We navigated our way down the muddy path gingerly trying to avoid the largest puddles!
Popcorn led the way and was soon bounding with un-contained enthusiasm across the wet sand.
The waves crashed onto the golden shore line
The beach ran with tiny strands of watery rivulets where the tide had drained back into the briskly cold North Sea.
Further along the cliff’s edge, overlooking the small fishing town of Whitby, Captain Cook stood as stately as when I had last admired him; one of England’s great sea faring navigators.
After our bracing walk we decided that we were deserving of some nourishment and despite the biting chill we stood in line at the famous Magpie Cafe to sample England’s finest fish and chips, it was worth the wait!!
Scrumptious fish and chips at the Magpie Cafe, Whitby.
Dating from 656, the history of this little town stretches way back, Whitby’s links to the sea and the fishing industry, predominantly herring and whaling are legendary. At one time it was the 3rd largest ship building town in England.

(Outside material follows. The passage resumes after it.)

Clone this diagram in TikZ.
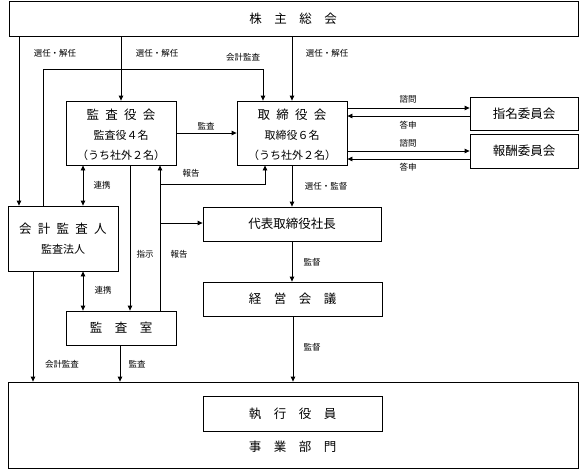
\documentclass[tikz,border=0pt]{standalone}
\usepackage{fontspec}
\setmainfont{Noto Sans CJK JP}
\usetikzlibrary{arrows.meta}
\begin{document}
\begin{tikzpicture}[x=1pt,y=-1pt,
  box/.style={draw, line width=0.8pt, inner sep=0pt},
  ttl/.style={inner sep=0pt, font=\fontsize{12.5}{13}\selectfont},
  sub/.style={inner sep=0pt, font=\fontsize{11}{12}\selectfont},
  lbl/.style={inner sep=0pt, font=\fontsize{8.5}{10}\selectfont},
  ln/.style={line width=0.8pt},
  arr/.style={line width=0.8pt, -{Triangle[length=5pt,width=4.5pt]}},
  darr/.style={line width=0.8pt, {Triangle[length=5pt,width=4.5pt]}-{Triangle[length=5pt,width=4.5pt]}}]
\useasboundingbox (0,0) rectangle (581,472);
\fill[white] (0,0) rectangle (581,472);
% boxes
\node[box, minimum width=569pt, minimum height=34.5pt] (sh) at (293.5,18.75) {};
\node[box, minimum width=110pt, minimum height=64pt] (kansa) at (121,133) {};
\node[box, minimum width=110pt, minimum height=64pt] (tori) at (292,133) {};
\node[box, minimum width=108pt, minimum height=33pt] (shimei) at (524,113.5) {};
\node[box, minimum width=108pt, minimum height=34pt] (hoshu) at (524,151) {};
\node[box, minimum width=110pt, minimum height=65pt] (kaikei) at (63,238.5) {};
\node[box, minimum width=178pt, minimum height=34pt] (daihyo) at (292,224) {};
\node[box, minimum width=179pt, minimum height=34pt] (keiei) at (292.5,299) {};
\node[box, minimum width=110pt, minimum height=34pt] (shitsu) at (121,328) {};
\node[box, minimum width=570pt, minimum height=86pt] (jigyo) at (293,425) {};
\node[box, minimum width=179pt, minimum height=35pt] (shikko) at (292.5,413.5) {};
% texts in boxes
\node[ttl] (tsh) at (293,19) {株\hspace{1em}主\hspace{1em}総\hspace{1em}会};
\node[ttl] (tka1) at (121,115) {監\hspace{0.5em}査\hspace{0.5em}役\hspace{0.5em}会};
\node[sub] (tka2) at (121,135) {監査役４名};
\node[sub] (tka3) at (121,155) {（うち社外２名）};
\node[ttl] (tto1) at (292,115) {取\hspace{0.5em}締\hspace{0.5em}役\hspace{0.5em}会};
\node[sub] (tto2) at (292,135) {取締役６名};
\node[sub] (tto3) at (292,155) {（うち社外２名）};
\node[ttl] (tsm) at (524,113.5) {指名委員会};
\node[ttl] (tho) at (524,151) {報酬委員会};
\node[ttl] (tkk1) at (63,229) {会\hspace{0.5em}計\hspace{0.5em}監\hspace{0.5em}査\hspace{0.5em}人};
\node[sub] (tkk2) at (63,249) {監査法人};
\node[ttl] (tks) at (121,328) {監\hspace{1em}査\hspace{1em}室};
\node[ttl] (tdh) at (292,224) {代表取締役社長};
\node[ttl] (tke) at (292.5,299) {経\hspace{1em}営\hspace{1em}会\hspace{1em}議};
\node[ttl] (tsk) at (292.5,413.5) {執\hspace{1em}行\hspace{1em}役\hspace{1em}員};
\node[ttl] (tjg) at (292.5,447) {事\hspace{1em}業\hspace{1em}部\hspace{1em}門};
% connectors from shareholders
\draw[arr] (sh.south -| 19,0) -- (kaikei.north -| 19,0);
\draw[arr] (sh.south -| kansa.north) -- (kansa.north);
\draw[arr] (sh.south -| tori.north) -- (tori.north);
\draw[arr] (kaikei.north -| 43,0) |- (263,69) -- (tori.north -| 263,0);
% audit
\draw[arr] (kansa.east) -- (tori.east -| tori.west);
\draw[darr] (kansa.south -| 83,0) -- (kaikei.north -| 83,0);
\draw[darr] (kaikei.south -| 83,0) -- (shitsu.north -| 83,0);
\draw[arr] (kansa.south -| 130,0) -- (shitsu.north -| 130,0);
\draw[arr] (shitsu.north -| 160,0) -- (kansa.south -| 160,0);
\coordinate (r1) at (160,184);
\coordinate (r2) at (160,223);
\draw[arr] (r1) -| (tori.south -| 265,0);
\draw[arr] (r2) -- (daihyo.west |- r2);
% executive chain
\draw[arr] (tori.south) -- (daihyo.north);
\draw[arr] (daihyo.south) -- (daihyo.south |- keiei.north);
\draw[arr] (keiei.south -| 293,0) -- (jigyo.north -| 293,0);
\draw[arr] (kaikei.south -| 33,0) -- (jigyo.north -| 33,0);
\draw[arr] (shitsu.south -| 120,0) -- (jigyo.north -| 120,0);
% committees
\draw[arr] (tori.east |- 0,108) -- (shimei.west |- 0,108);
\draw[arr] (shimei.west |- 0,116) -- (tori.east |- 0,116);
\draw[arr] (tori.east |- 0,151) -- (hoshu.west |- 0,151);
\draw[arr] (hoshu.west |- 0,159) -- (tori.east |- 0,159);
% labels
\node[lbl] (l1) at (55,53) {選任・解任};
\node[lbl] (l2) at (157,53) {選任・解任};
\node[lbl] (l3) at (327,53) {選任・解任};
\node[lbl] (l4) at (243,57) {会計監査};
\node[lbl] (l5) at (206,126) {監査};
\node[lbl] (l6) at (191,173) {報告};
\node[lbl] (l7) at (102,185) {連携};
\node[lbl] (l8) at (103,290) {連携};
\node[lbl] (l9) at (145,254) {指示};
\node[lbl] (l10) at (179,254) {報告};
\node[lbl] (l11) at (62,364) {会計監査};
\node[lbl] (l12) at (137,364) {監査};
\node[lbl] (l13) at (326,186) {選任・監督};
\node[lbl] (l14) at (312,262) {監督};
\node[lbl] (l15) at (312,347) {監督};
\node[lbl] (l16) at (408,99) {諮問};
\node[lbl] (l17) at (408,125) {答申};
\node[lbl] (l18) at (408,143) {諮問};
\node[lbl] (l19) at (408,167) {答申};
\end{tikzpicture}
\end{document}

One of Whitby’s claim’s to fame is that Bram Stoker was inspired to create the villainous and evil Dracula, following a visit to Whitby in 1890. Locals like to tell the tale of how Dracula is buried by the Abbey ruins!
It is hard to imagine exactly what conjured up such dark imaginings in Bram Stoker’s mind, looking across at this sleepy, harmless town on a bright sunny February afternoon.
Before returning home we had to purchase the obligatory, very British souvenir, following a visit to the sea; a stick of peppermint rock. Childhood memories flooded back to me! This sugary, minty, brightly coloured candy (traditionally always pink on the outside) with the name of the town where the rock was purchased imprinted concentrically through the center. It was somehow reassuring to find such a simple pleasure still around after so many years!
As we wound our way back across the moors the clouds began to roll in like a coverlet of grey being pulled up over the bed covers and we knew were soon going to be enveloped in a deluge, hopefully by which time we would be home!